# What you will do
Start at the line containing "What Plotly code", stop at the line containing "annotations = []", and please reproduce every line in between, both ends included, without pictures.
════════
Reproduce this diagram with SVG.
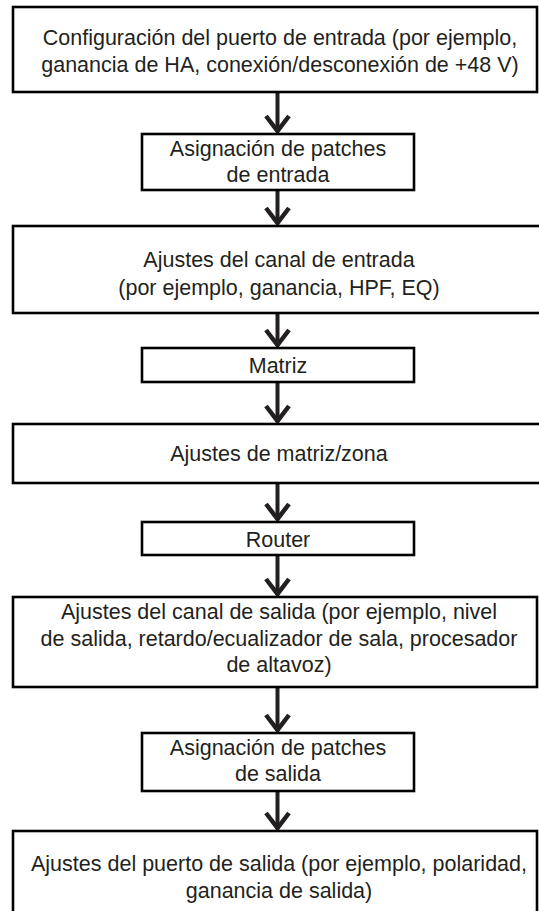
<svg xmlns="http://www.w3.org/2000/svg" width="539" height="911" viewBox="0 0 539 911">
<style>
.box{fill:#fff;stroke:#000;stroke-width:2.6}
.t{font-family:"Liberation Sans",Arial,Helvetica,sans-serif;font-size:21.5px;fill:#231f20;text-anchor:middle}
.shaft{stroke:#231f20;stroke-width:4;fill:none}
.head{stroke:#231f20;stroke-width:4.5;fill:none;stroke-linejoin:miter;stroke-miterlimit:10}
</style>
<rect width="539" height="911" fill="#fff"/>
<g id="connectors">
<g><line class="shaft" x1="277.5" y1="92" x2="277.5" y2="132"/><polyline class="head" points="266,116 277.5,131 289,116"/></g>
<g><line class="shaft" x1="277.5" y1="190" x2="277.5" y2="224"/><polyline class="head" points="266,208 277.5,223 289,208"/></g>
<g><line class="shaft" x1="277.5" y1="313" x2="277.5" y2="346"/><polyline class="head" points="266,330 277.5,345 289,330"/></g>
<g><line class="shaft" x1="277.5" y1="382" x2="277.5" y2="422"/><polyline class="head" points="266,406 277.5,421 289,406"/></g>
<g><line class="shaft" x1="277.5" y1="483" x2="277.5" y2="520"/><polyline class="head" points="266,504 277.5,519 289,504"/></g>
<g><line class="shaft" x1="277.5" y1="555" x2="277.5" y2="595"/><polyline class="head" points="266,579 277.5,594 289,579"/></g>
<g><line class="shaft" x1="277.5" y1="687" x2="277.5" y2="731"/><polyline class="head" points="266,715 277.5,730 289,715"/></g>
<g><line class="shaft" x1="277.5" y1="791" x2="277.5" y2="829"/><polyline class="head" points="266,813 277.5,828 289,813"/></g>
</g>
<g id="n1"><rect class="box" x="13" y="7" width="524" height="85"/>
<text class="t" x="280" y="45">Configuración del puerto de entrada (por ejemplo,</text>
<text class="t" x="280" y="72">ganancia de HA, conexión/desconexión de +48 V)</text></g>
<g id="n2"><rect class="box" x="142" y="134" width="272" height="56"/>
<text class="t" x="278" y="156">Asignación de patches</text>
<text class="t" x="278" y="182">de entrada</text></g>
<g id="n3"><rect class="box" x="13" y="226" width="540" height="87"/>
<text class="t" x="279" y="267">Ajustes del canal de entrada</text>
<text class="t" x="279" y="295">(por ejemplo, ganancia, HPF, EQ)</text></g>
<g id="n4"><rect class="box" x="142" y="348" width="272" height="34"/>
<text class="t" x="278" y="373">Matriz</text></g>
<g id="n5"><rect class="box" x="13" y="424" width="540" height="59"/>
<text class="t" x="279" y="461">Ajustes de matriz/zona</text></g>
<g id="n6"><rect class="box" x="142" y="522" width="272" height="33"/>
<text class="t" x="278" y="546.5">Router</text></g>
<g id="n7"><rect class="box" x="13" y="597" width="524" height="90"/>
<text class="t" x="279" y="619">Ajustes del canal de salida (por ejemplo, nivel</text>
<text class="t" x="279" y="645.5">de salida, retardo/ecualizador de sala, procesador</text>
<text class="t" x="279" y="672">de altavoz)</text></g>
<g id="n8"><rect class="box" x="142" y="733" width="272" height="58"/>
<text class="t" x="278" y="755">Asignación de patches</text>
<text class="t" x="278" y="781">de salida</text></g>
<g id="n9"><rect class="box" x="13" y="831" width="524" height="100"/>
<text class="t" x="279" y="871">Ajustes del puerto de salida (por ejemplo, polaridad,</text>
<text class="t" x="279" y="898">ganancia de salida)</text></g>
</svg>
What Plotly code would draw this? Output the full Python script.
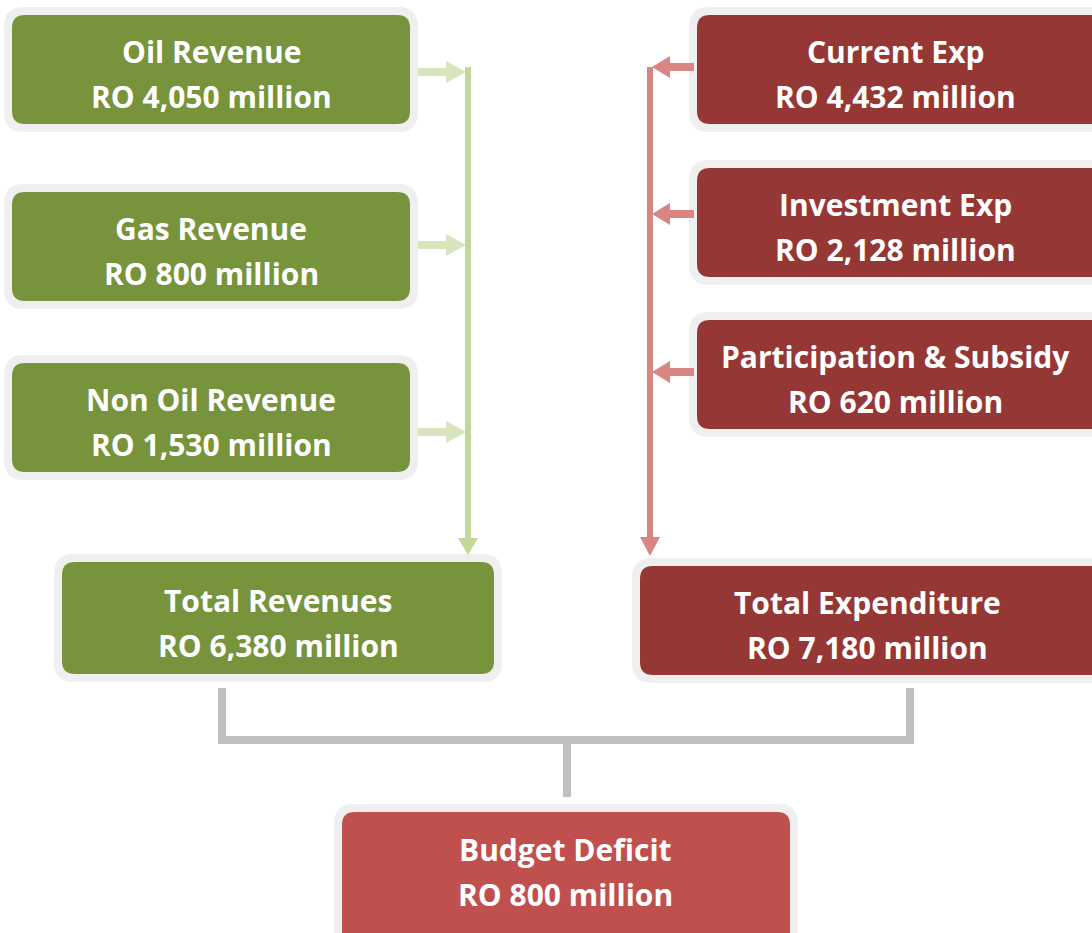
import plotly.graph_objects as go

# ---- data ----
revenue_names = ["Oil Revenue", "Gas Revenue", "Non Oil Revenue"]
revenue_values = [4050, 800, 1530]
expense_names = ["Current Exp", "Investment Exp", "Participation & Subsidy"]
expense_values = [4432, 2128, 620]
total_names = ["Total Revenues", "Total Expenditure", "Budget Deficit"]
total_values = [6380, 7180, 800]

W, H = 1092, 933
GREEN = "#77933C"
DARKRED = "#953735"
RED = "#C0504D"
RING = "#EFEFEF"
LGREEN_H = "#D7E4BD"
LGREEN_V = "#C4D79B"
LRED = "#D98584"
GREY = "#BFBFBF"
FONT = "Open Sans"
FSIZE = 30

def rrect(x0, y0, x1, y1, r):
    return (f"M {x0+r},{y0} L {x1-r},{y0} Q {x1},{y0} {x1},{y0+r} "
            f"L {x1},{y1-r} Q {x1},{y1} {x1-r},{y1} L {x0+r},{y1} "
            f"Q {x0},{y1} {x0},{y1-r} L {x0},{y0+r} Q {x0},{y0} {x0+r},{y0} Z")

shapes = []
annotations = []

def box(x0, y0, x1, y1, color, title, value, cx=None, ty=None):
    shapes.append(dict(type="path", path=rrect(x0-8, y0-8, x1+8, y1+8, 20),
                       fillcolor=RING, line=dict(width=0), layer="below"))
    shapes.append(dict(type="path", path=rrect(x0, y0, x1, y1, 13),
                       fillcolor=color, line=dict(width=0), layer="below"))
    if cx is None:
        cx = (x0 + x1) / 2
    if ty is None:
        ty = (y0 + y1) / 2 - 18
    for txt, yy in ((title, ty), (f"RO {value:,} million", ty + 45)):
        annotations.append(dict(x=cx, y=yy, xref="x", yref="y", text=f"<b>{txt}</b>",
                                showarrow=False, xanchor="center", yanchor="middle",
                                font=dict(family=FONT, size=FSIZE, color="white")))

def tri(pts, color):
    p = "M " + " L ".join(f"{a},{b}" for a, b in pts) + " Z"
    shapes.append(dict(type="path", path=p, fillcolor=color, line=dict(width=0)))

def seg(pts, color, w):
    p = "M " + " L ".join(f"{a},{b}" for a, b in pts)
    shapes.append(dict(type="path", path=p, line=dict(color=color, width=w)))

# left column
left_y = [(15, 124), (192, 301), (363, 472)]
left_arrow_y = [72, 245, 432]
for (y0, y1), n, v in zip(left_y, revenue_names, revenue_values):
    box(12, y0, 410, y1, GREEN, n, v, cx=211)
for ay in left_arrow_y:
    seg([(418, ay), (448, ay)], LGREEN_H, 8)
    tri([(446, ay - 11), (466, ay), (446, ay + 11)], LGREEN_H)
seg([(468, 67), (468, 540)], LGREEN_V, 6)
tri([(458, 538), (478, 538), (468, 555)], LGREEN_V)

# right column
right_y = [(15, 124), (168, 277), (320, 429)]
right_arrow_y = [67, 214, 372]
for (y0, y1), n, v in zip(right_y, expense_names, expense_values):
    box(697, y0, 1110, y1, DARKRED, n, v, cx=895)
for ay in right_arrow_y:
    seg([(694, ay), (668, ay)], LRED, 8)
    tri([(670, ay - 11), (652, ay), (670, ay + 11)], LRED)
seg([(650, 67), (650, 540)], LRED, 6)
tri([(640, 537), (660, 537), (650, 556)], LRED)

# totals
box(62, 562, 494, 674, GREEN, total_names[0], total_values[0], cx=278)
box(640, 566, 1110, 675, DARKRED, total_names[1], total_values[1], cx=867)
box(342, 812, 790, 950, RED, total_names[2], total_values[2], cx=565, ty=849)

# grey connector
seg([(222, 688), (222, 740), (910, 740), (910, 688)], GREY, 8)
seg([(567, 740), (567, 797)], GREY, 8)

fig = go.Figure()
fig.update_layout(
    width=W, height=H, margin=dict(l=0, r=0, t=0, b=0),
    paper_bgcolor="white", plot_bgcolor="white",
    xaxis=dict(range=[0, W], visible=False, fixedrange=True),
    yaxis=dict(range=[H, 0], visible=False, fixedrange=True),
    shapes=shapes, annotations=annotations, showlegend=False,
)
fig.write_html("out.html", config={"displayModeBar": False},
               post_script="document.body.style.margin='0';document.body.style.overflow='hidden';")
════════
# Answer to the problem
What Plotly code would draw this? Output the full Python script.
import plotly.graph_objects as go

# ---- data ----
revenue_names = ["Oil Revenue", "Gas Revenue", "Non Oil Revenue"]
revenue_values = [4050, 800, 1530]
expense_names = ["Current Exp", "Investment Exp", "Participation & Subsidy"]
expense_values = [4432, 2128, 620]
total_names = ["Total Revenues", "Total Expenditure", "Budget Deficit"]
total_values = [6380, 7180, 800]

W, H = 1092, 933
GREEN = "#77933C"
DARKRED = "#953735"
RED = "#C0504D"
RING = "#EFEFEF"
LGREEN_H = "#D7E4BD"
LGREEN_V = "#C4D79B"
LRED = "#D98584"
GREY = "#BFBFBF"
FONT = "Open Sans"
FSIZE = 30

def rrect(x0, y0, x1, y1, r):
    return (f"M {x0+r},{y0} L {x1-r},{y0} Q {x1},{y0} {x1},{y0+r} "
            f"L {x1},{y1-r} Q {x1},{y1} {x1-r},{y1} L {x0+r},{y1} "
            f"Q {x0},{y1} {x0},{y1-r} L {x0},{y0+r} Q {x0},{y0} {x0+r},{y0} Z")

shapes = []
annotations = []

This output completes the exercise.